Getting messy with 5G auto connectivity
- May 2, 2019
- Auto Extended Warranty, Extended Auto Warranty
- Posted by Michael Robinson
- Comments Off on Getting messy with 5G auto connectivity
Unless you’ve been living in a total bubble, or too wrapped up in The Bachelor or the NBA Playoffs, the Huawei spying allegations have been making some major waves to say the least. U.S. intelligence officials claim that the Chinese telecom behemoth could be exploited by their own government for espionage purposes. This comes at a critical time as the U.S. is building out its 5G, next-generation network. But it gets worse – the Justice Department is also accusing the company’s Chief Financial Officer of violating sanctions against Iran and of Huawei stealing trade secrets.
Talk about some messy business. It is no wonder Huawei would prefer people talking about something else when it comes to their firm, something completely unrelated to this scandal. Well, good news Huawei, you now have that alternative talking point.
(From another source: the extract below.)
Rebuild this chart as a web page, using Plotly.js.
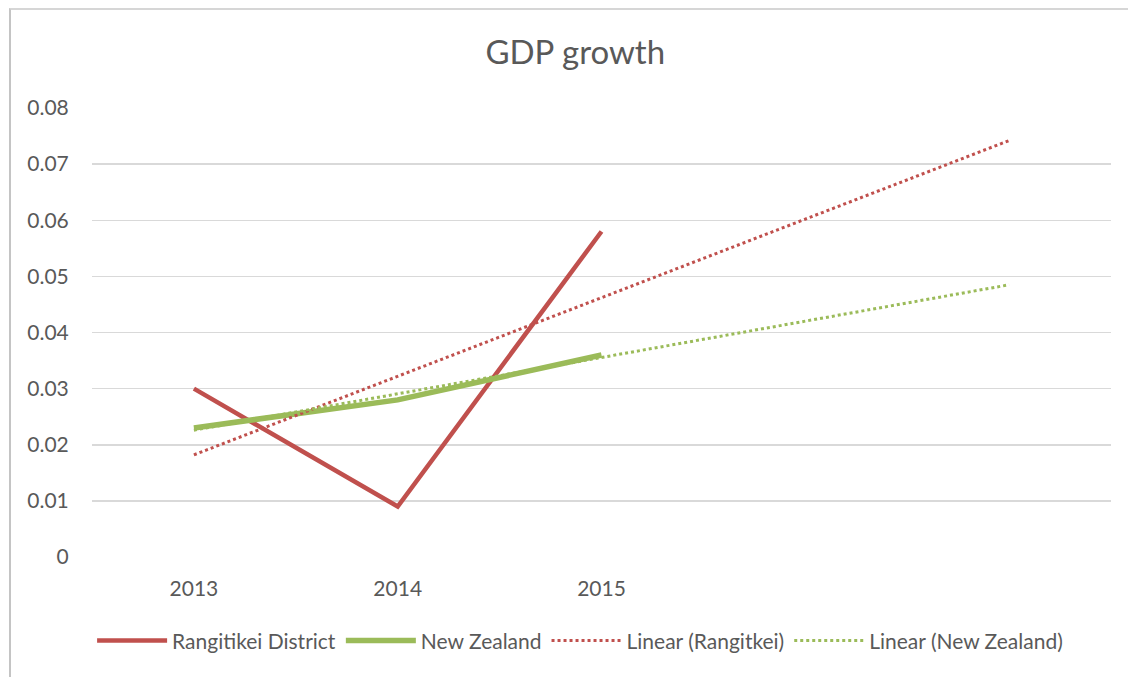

The company has recently announced that they have perfected the first 5G communications hardware for the auto industry that will be a fundamental cog in the plans for eventual, ever-present autonomous driving technology. Their MH5000 module rests on a Balong 5000 5G chip that was initially released in January. The 5G speed and quality is what everyone is seeking, and Huawei claims this chip has it. A full module was launched recently at the Shanghai Autoshow and Huawei plans to begin commercializing 5G network technology for the entire automotive sector over the second half of this year. While still tight-lipped over technical specificities, intelligent car testing in Wuxi, Shenzhen and Shanghai have occurred with Huawei collaboration and deals are in place with Changan, Dongfeng and FAW auto companies.
The race to get this right is tight and highly competitive. Next-generation 5G networks are poised to be enormous revenue generators and nearly every technology company has their eyes (and resources) on this. While there is ample evidence to suggest that no company in China is free from Chinese communist party intervention, hard evidence against Huawei has yet to be presented. However, some U.S. policymakers would argue that with something as sensitive as 5G technology, allowing parties to intervene and collaborate that have already been deemed “suspicious” is a risk that is frankly too great to take.
This is a tough one because the company is obviously excellent at what it produces and has the capabilities to advance the entire industry forward which would have positive, lasting effects on humanity. We’re glad we don’t have to decide on this one.